As one would expect when actual measured numbers were compared to the claimed numbers by knowledgeable shooters the claimed BC was significantly overstated. Measured BC came in at around .459. Keep in mind that the Scenar is a match bullet and its construction is not limited by the integrity demands of the hunting bullet you are comparing it to.

That big hollow area behind the point is just a great engineering solution to overcome the density disadvantage of lead in the lighter bullets without the cost of copper.

If you are comparing match bullets to hunting bullets it is apples and oranges but even at that the lead bullets come up short to the new copper hunting bullets from Nosler.

.505 is their claimed and actual BC,though of course atmosphere and temp particulars,do change all BC's every day. The 155 Scenar's supeerklative BC is easy to glean from even a casual glimpse as it's length/profile readily concur. Set it next to 168 or 175SMK's,for conversation. It smokes the newly reconfigured 155 Palma SMK as well. I shoot the Scenar by the jazillion and my elevation erector's have no bias built in.

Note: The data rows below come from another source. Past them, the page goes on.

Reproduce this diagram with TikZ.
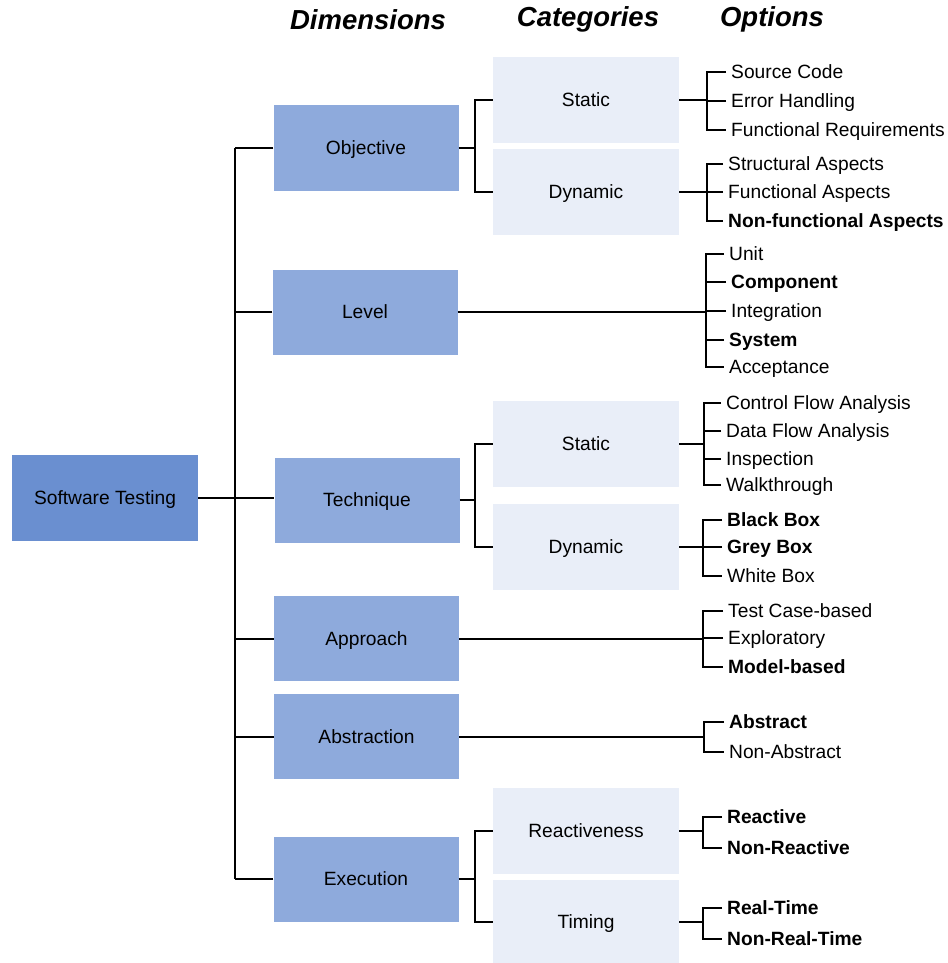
\documentclass[tikz,border=0pt]{standalone}
\usepackage{fontspec}
\setmainfont{Liberation Sans}
\definecolor{rootblue}{RGB}{106,143,208}
\definecolor{dimblue}{RGB}{142,170,220}
\definecolor{catblue}{RGB}{233,238,248}
\newcommand\bodyfs{\fontsize{19.2}{23}\selectfont}
\tikzset{
  anybox/.style={minimum height=86pt, inner sep=0pt, text height=13.8pt, text depth=0pt, font=\bodyfs},
  rootbox/.style={anybox, fill=rootblue, minimum width=186pt},
  dimbox/.style={anybox, fill=dimblue, minimum width=185pt, minimum height=85pt},
  catbox/.style={anybox, fill=catblue, minimum width=186pt},
  opt/.style={anchor=west, inner xsep=5pt, inner ysep=0pt, text height=13.8pt, text depth=0pt, font=\bodyfs},
  optb/.style={opt, font=\bodyfs\bfseries},
  head/.style={font=\fontsize{27.5}{32}\selectfont\bfseries\itshape},
  link/.style={line width=2pt, black}
}
\begin{document}
\begin{tikzpicture}[x=1pt,y=-1pt]
\useasboundingbox (0,0) rectangle (947,963);

% column headings
\node[head] (hdim) at (368,19.5) {Dimensions};
\node[head] (hcat) at (588,19.5) {Categories};
\node[head] (hopt) at (772,19.5) {Options};

% root and dimensions
\node[rootbox] (root) at (105,497.5) {Software Testing};
\node[dimbox] (obj)  at (366,148) {Objective};
\node[dimbox] (lvl)  at (365,312) {Level};
\node[dimbox] (tech) at (367,500) {Technique};
\node[dimbox] (appr) at (366.5,638.5) {Approach};
\node[dimbox] (abst) at (366.5,736.5) {Abstraction};
\node[dimbox] (exec) at (366,879) {Execution};

% categories
\node[catbox] (ostat) at (586,100) {Static};
\node[catbox] (odyn)  at (586,192) {Dynamic};
\node[catbox] (tstat) at (586,444) {Static};
\node[catbox] (tdyn)  at (586,546.5) {Dynamic};
\node[catbox] (react) at (586,831) {Reactiveness};
\node[catbox, minimum height=83pt] (timing) at (586,921.5) {Timing};

% trunk joining the root to every dimension
\coordinate (ttop) at (235,148);
\coordinate (tbot) at (235,879);
\draw[link] (ttop) -- (tbot);
\draw[link] (root.east) -- (root.east -| tech.west);
\foreach \d in {obj,lvl,appr,abst,exec}
  \draw[link] (\d.west) -- (\d.west -| ttop);

% dimension -> category brackets
\coordinate (cb) at (475,0);
\draw[link] (obj.east) -- (obj.east -| cb);
\draw[link] (ostat.west) -| (cb |- ostat.west) |- (odyn.west);
\draw[link] (tech.east) -- (tech.east -| cb);
\draw[link] (tstat.west) -| (cb |- tstat.west) |- (tdyn.west);
\draw[link] (exec.east) -- (exec.east -| cb);
\draw[link] (react.west) -| (cb |- react.west) |- (timing.west);

% options: Objective / Static
\node[opt] (o1a) at (726,72)  {Source Code};
\node[opt] (o1b) at (726,101) {Error Handling};
\node[opt] (o1c) at (726,130) {Functional Requirements};
\coordinate (b1) at (707,0);
\draw[link] (ostat.east) -- (ostat.east -| b1);
\draw[link] (o1a.west) -| (b1 |- o1c.west) -- (o1c.west);
\draw[link] (o1b.west) -- (o1b.west -| b1);

% options: Objective / Dynamic
\node[opt]  (o2a) at (723,164) {Structural Aspects};
\node[opt]  (o2b) at (723,192) {Functional Aspects};
\node[optb] (o2c) at (723,221) {Non-functional Aspects};
\coordinate (b2) at (707,0);
\draw[link] (odyn.east) -- (odyn.east -| b2);
\draw[link] (o2a.west) -| (b2 |- o2c.west) -- (o2c.west);
\draw[link] (o2b.west) -- (o2b.west -| b2);

% options: Level
\node[opt]  (o3a) at (724,254) {Unit};
\node[optb] (o3b) at (726,282) {Component};
\node[opt]  (o3c) at (726,311) {Integration};
\node[optb] (o3d) at (724,340) {System};
\node[opt]  (o3e) at (724,367) {Acceptance};
\coordinate (b3) at (706,0);
\draw[link] (lvl.east) -- (lvl.east -| b3);
\draw[link] (o3a.west) -| (b3 |- o3e.west) -- (o3e.west);
\foreach \o in {o3b,o3c,o3d}
  \draw[link] (\o.west) -- (\o.west -| b3);

% options: Technique / Static
\node[opt] (o4a) at (721,403) {Control Flow Analysis};
\node[opt] (o4b) at (721,431) {Data Flow Analysis};
\node[opt] (o4c) at (721,459) {Inspection};
\node[opt] (o4d) at (721,485) {Walkthrough};
\coordinate (b4) at (704,0);
\draw[link] (tstat.east) -- (tstat.east -| b4);
\draw[link] (o4a.west) -| (b4 |- o4d.west) -- (o4d.west);
\foreach \o in {o4b,o4c}
  \draw[link] (\o.west) -- (\o.west -| b4);

% options: Technique / Dynamic
\node[optb] (o5a) at (722,520) {Black Box};
\node[optb] (o5b) at (722,547) {Grey Box};
\node[opt]  (o5c) at (722,576) {White Box};
\coordinate (b5) at (703,0);
\draw[link] (tdyn.east) -- (tdyn.east -| b5);
\draw[link] (o5a.west) -| (b5 |- o5c.west) -- (o5c.west);
\draw[link] (o5b.west) -- (o5b.west -| b5);

% options: Approach
\node[opt]  (o6a) at (723,611) {Test Case-based};
\node[opt]  (o6b) at (723,638) {Exploratory};
\node[optb] (o6c) at (723,667) {Model-based};
\coordinate (b6) at (703,0);
\draw[link] (appr.east) -- (appr.east -| b6);
\draw[link] (o6a.west) -| (b6 |- o6c.west) -- (o6c.west);
\draw[link] (o6b.west) -- (o6b.west -| b6);

% options: Abstraction
\node[optb] (o7a) at (724,722) {Abstract};
\node[opt]  (o7b) at (724,752) {Non-Abstract};
\coordinate (b7) at (704,0);
\draw[link] (abst.east) -- (abst.east -| b7);
\draw[link] (o7a.west) -| (b7 |- o7b.west) -- (o7b.west);

% options: Execution / Reactiveness
\node[optb] (o8a) at (722,817) {Reactive};
\node[optb] (o8b) at (722,848) {Non-Reactive};
\coordinate (b8) at (703,0);
\draw[link] (react.east) -- (react.east -| b8);
\draw[link] (o8a.west) -| (b8 |- o8b.west) -- (o8b.west);

% options: Execution / Timing
\node[optb] (o9a) at (722,908) {Real-Time};
\node[optb] (o9b) at (722,939) {Non-Real-Time};
\coordinate (b9) at (703,0);
\draw[link] (timing.east) -- (timing.east -| b9);
\draw[link] (o9a.west) -| (b9 |- o9b.west) -- (o9b.west);
\end{tikzpicture}
\end{document}
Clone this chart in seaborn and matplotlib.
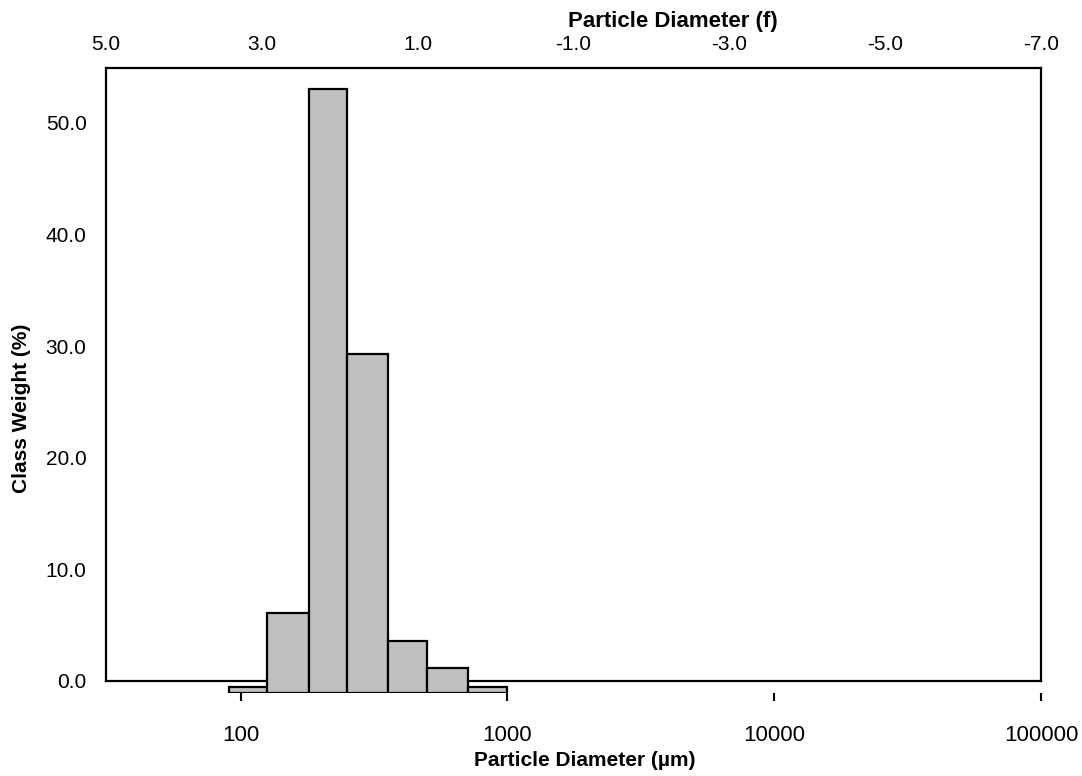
"""
Grain size distribution: class weight per sieve class (log scale in µm, phi on top).
"""

import matplotlib
matplotlib.use("Agg")
import matplotlib.pyplot as plt
import seaborn as sns
import numpy as np

# sieve class edges (µm) and class weights (%)
class_edges = [90, 125, 180, 250, 355, 500, 710, 1000]
class_weight = [0.5, 7.2, 54.1, 30.4, 4.7, 2.2, 0.5]

um_ticks = [100, 1000, 10000, 100000]
phi_ticks = [5.0, 3.0, 1.0, -1.0, -3.0, -5.0, -7.0]
weight_ticks = [0.0, 10.0, 20.0, 30.0, 40.0, 50.0]

sns.set_style("white")
plt.rcParams['font.family'] = ['Liberation Sans', 'DejaVu Sans']
plt.rcParams.update({"text.color": "black", "xtick.color": "black",
                     "ytick.color": "black", "axes.labelcolor": "black"})

W, H = 1082, 776
fig = plt.figure(figsize=(W / 100, H / 100), dpi=100)
fig.patch.set_facecolor("white")

left, right = 106, 1041
frame_top, frame_bottom, bar_base = 68, 681, 693
px_per_unit = 11.16

# frame axes: y scale and phi scale on top
ax_frame = fig.add_axes([left / W, (H - frame_bottom) / H, (right - left) / W,
                         (frame_bottom - frame_top) / H])
ax_frame.set_ylim(0, (frame_bottom - frame_top) / px_per_unit)
ax_frame.set_xlim(phi_ticks[0], phi_ticks[-1])
ax_frame.set_yticks(weight_ticks)
ax_frame.set_yticklabels([f"{v:.1f}" for v in weight_ticks])
ax_frame.set_xticks(phi_ticks)
ax_frame.set_xticklabels([f"{v:.1f}" for v in phi_ticks])
ax_frame.xaxis.tick_top()
ax_frame.tick_params(axis="x", length=0, labelsize=15, pad=10)
ax_frame.tick_params(axis="y", length=0, labelsize=15, pad=14)
for s in ax_frame.spines.values():
    s.set_visible(True)
    s.set_color("black")
    s.set_linewidth(1.6)

# bar axes: log particle diameter, baseline slightly below the frame
ax = fig.add_axes([left / W, (H - bar_base) / H, (right - left) / W,
                   (bar_base - frame_top) / H])
ax.patch.set_alpha(0)
mids = np.sqrt(np.array(class_edges[:-1]) * np.array(class_edges[1:]))
sns.histplot(x=mids, weights=class_weight, bins=class_edges, ax=ax,
             color="#c0c0c0", alpha=1, edgecolor="black", linewidth=1.6)
ax.set_xscale("log")
ax.set_xlim(31.25, 100000)
ax.set_ylim(0, (bar_base - frame_top) / px_per_unit)
ax.set_xticks(um_ticks)
ax.set_xticklabels([str(t) for t in um_ticks])
ax.minorticks_off()
ax.set_yticks([])
ax.set_xlabel("")
ax.set_ylabel("")
ax.tick_params(axis="x", bottom=True, direction="out", length=6, width=1.5,
               color="black", labelsize=16, pad=17)
for s in ax.spines.values():
    s.set_visible(False)

fig.text(585 / W, 1 - 760 / H, "Particle Diameter (µm)", ha="center", va="center",
         fontsize=15, fontweight="bold")
fig.text(673 / W, 1 - 21 / H, "Particle Diameter (f)", ha="center", va="center",
         fontsize=16, fontweight="bold")
fig.text(22 / W, 1 - 408 / H, "Class Weight (%)", ha="center", va="center",
         rotation=90, fontsize=15, fontweight="bold")

fig.savefig("out.png", dpi=100, facecolor="white")
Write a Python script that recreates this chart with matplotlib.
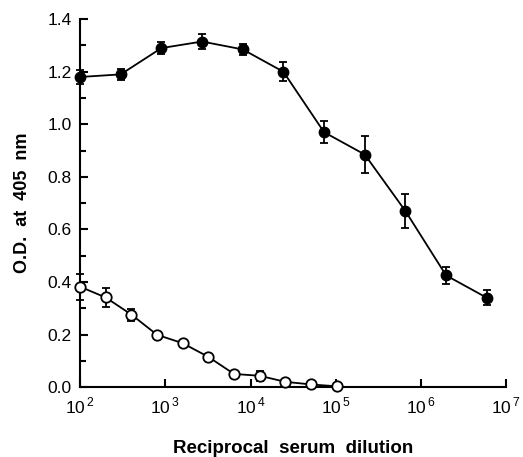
import numpy as np
import matplotlib
matplotlib.use("Agg")
import matplotlib.pyplot as plt
from matplotlib.ticker import MultipleLocator, FixedLocator, NullLocator

plt.rcParams["font.family"] = ["Liberation Sans", "DejaVu Sans"]
plt.rcParams["mathtext.fontset"] = "custom"
plt.rcParams["mathtext.rm"] = "Liberation Sans"

# immune serum (filled circles), 3-fold dilutions
immune_dil = [100, 300, 900, 2700, 8100, 24300, 72900, 218700, 656100, 1968300, 5904900]
immune_od = [1.18, 1.19, 1.29, 1.315, 1.285, 1.20, 0.97, 0.885, 0.67, 0.425, 0.34]
immune_err = [0.025, 0.02, 0.022, 0.03, 0.02, 0.037, 0.042, 0.071, 0.065, 0.032, 0.028]

# control serum (open circles), 2-fold dilutions
control_dil = [100, 200, 400, 800, 1600, 3200, 6400, 12800, 25600, 51200, 102400]
control_od = [0.382, 0.341, 0.276, 0.199, 0.167, 0.115, 0.05, 0.043, 0.02, 0.01, 0.003]
control_err = [0.05, 0.036, 0.023, 0.012, 0.008, 0.008, 0.006, 0.02, 0.006, 0.005, 0.004]

xticks = [1e2, 1e3, 1e4, 1e5, 1e6, 1e7]
xticklabels = [r"10$^{\,%d}$" % e for e in range(2, 8)]

fig = plt.figure(figsize=(5.23, 4.57), dpi=100)
ax = fig.add_axes([0.153, 0.153, 0.815, 0.805])

ax.errorbar(immune_dil, immune_od, yerr=immune_err, fmt="-o", color="black",
            mfc="black", mec="black", ms=7.5, lw=1.3, elinewidth=1.3,
            capsize=3, capthick=1.3, clip_on=False, zorder=3)
ax.errorbar(control_dil, control_od, yerr=control_err, fmt="-o", color="black",
            mfc="white", mec="black", mew=1.3, ms=7.5, lw=1.3, elinewidth=1.3,
            capsize=3, capthick=1.3, clip_on=False, zorder=3)

ax.set_xscale("log")
ax.set_xlim(1e2, 1e7)
ax.set_ylim(0, 1.4)
ax.xaxis.set_major_locator(FixedLocator(xticks))
ax.xaxis.set_minor_locator(NullLocator())
ax.set_xticklabels(xticklabels)
ax.yaxis.set_major_locator(MultipleLocator(0.2))
ax.yaxis.set_minor_locator(MultipleLocator(0.1))
ax.yaxis.set_major_formatter(matplotlib.ticker.FormatStrFormatter("%.1f"))

for s in ["top", "right"]:
    ax.spines[s].set_visible(False)
for s in ["left", "bottom"]:
    ax.spines[s].set_linewidth(1.5)

ax.tick_params(axis="both", which="major", direction="in", length=6, width=1.5,
               labelsize=12.5, pad=6)
ax.tick_params(axis="y", which="minor", direction="in", length=4, width=1.5)

ax.set_xlabel("Reciprocal  serum  dilution", fontsize=13.5, fontweight="bold", labelpad=17)
ax.set_ylabel("O.D.  at  405  nm", fontsize=13, fontweight="bold", labelpad=12)

fig.savefig("out.png", dpi=100)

As an aside,Scenar terminal affects are far more reliable than the oft touted SMK,espoused by the Mall Ninja Faction. The Scenar's faux nosecone,is a simplistic and effective approach to increasing projectile length,while adding a favorable BC profiling to a given weight.

I much prefer V-Max and A-Max upon Critters,to the oft touted NBT. Prefer Scenar's to them as well.

Lapua BC's are spot on,as a minimum.........................

Rifle Looney, I mean Relentless Pursuit, I mean Trump Card with all due respect I will take Brian Litz evaluation of BC below, along with the evaluations of top competative shooters to your opinion based on the manufacturers claimed BC only.

http://www.appliedballisticsllc.com/...pua_Scenar.pdf

As I mentioned earlier when a bullet BC is that far from the norm one should take those claims with a grain of salt.

Actually, this isn't looney. Looney is bill Wilds from NY. This is Larry, from laska.